Yes, most of the presidential field is made up of liberal, Northeast candidates who are outside of the political mainstream, but Rove doesn't underestimate any of them. That's because winning the presidential nomination can turn a weakling into a muscular candidate. Add that to the harm a slumping economy is doing to

Bush's popularity and the president could be in trouble.

Need proof? How about Dukakis and Mondale?

Massachusetts Gov. Michael Dukakis was a disastrous, left-wing Democrat who gave weekend furloughs to imprisoned criminals and went down to defeat.

But when Dukakis won the nomination in 1988, polls showed him in a dead heat with Bush's father.

Walter Mondale, who lost 49 states to Ronald Reagan, was within striking distance of winning in the spring of 1984.

Rove believes that the country is shifting in favor of the Republicans. "For me, the most incredible number is the number of state legislative races we won last year.
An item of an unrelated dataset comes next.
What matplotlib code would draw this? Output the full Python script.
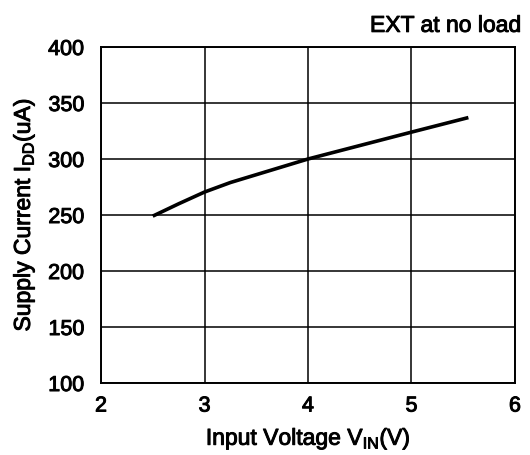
import matplotlib
matplotlib.use("Agg")
import matplotlib.pyplot as plt
import matplotlib.patheffects as pe

plt.rcParams['font.family'] = ['Liberation Sans', 'DejaVu Sans']
plt.rcParams['mathtext.fontset'] = 'custom'
plt.rcParams['mathtext.rm'] = 'Liberation Sans'

# Supply current vs input voltage, EXT pin unloaded
vin = [2.5, 2.75, 3.0, 3.25, 3.5, 4.0, 4.5, 5.0, 5.55]
idd = [249, 260, 270.5, 279, 286, 300, 312, 324, 337]

xticks = [2, 3, 4, 5, 6]
yticks = [100, 150, 200, 250, 300, 350, 400]

# slightly heavier glyphs than plain regular weight
heavy = [pe.withStroke(linewidth=0.7, foreground='black')]

fig = plt.figure(figsize=(5.30, 4.55), dpi=100)
ax = fig.add_axes([0.1906, 0.1582, 0.781, 0.7385])

ax.plot(vin, idd, color='black', linewidth=2.6, solid_capstyle='butt')

ax.set_xlim(2, 6)
ax.set_ylim(100, 400)
ax.set_xticks(xticks)
ax.set_yticks(yticks)
ax.grid(True, color='black', linewidth=1.1)
ax.tick_params(length=0, labelsize=15.5)
ax.tick_params(axis='y', pad=12)
ax.tick_params(axis='x', pad=9)
for lbl in ax.get_xticklabels() + ax.get_yticklabels():
    lbl.set_path_effects(heavy)
for sp in ax.spines.values():
    sp.set_color('black')
    sp.set_linewidth(1.4)

xl = ax.set_xlabel(r'Input Voltage V$_{\mathregular{IN}}$(V)', fontsize=16.5, labelpad=6)
yl = ax.set_ylabel(r'Supply Current I$_{\mathregular{DD}}$(uA)', fontsize=16.5, labelpad=8)
tt = fig.text(0.983, 0.93, 'EXT at no load', fontsize=16.5, ha='right', va='baseline')
for t in (xl, yl, tt):
    t.set_path_effects(heavy)

fig.savefig('out.png', dpi=100)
We should have lost an average of 350 seats that the White House parties have suffered in the first off-year elections. Instead we gained 195 seats."

This is the first time that GOP has had a majority of the state legislative seats since 1954, and the largest number since 1928.

Winning the Senate and picking up House seats were important, but this can be "explained away" by good recruitment, the president's fund-raising and a strong national message.

"Something more substantial is going on in these state races," Rove says. "It's very hard to affect the outcome of those (races) on a national scale. To have this kind of result almost across the board, it's a pretty remarkable thing."

Rove resists any predictions that this trend will continue, but he thinks there is a big reform movement going on in American politics. The once-solid black Democratic vote is becoming more diverse. Hispanics are voting for Republicans in larger numbers from New York to Texas. The "ownership class" feels threatened by the Democrats' zeal for taxation.

Many other factors are at work here, but he thinks Bush "is helping to make the Republican Party more inclusive and more palatable for people to vote for.

"Only time will tell how permanent, how durable and how big this is."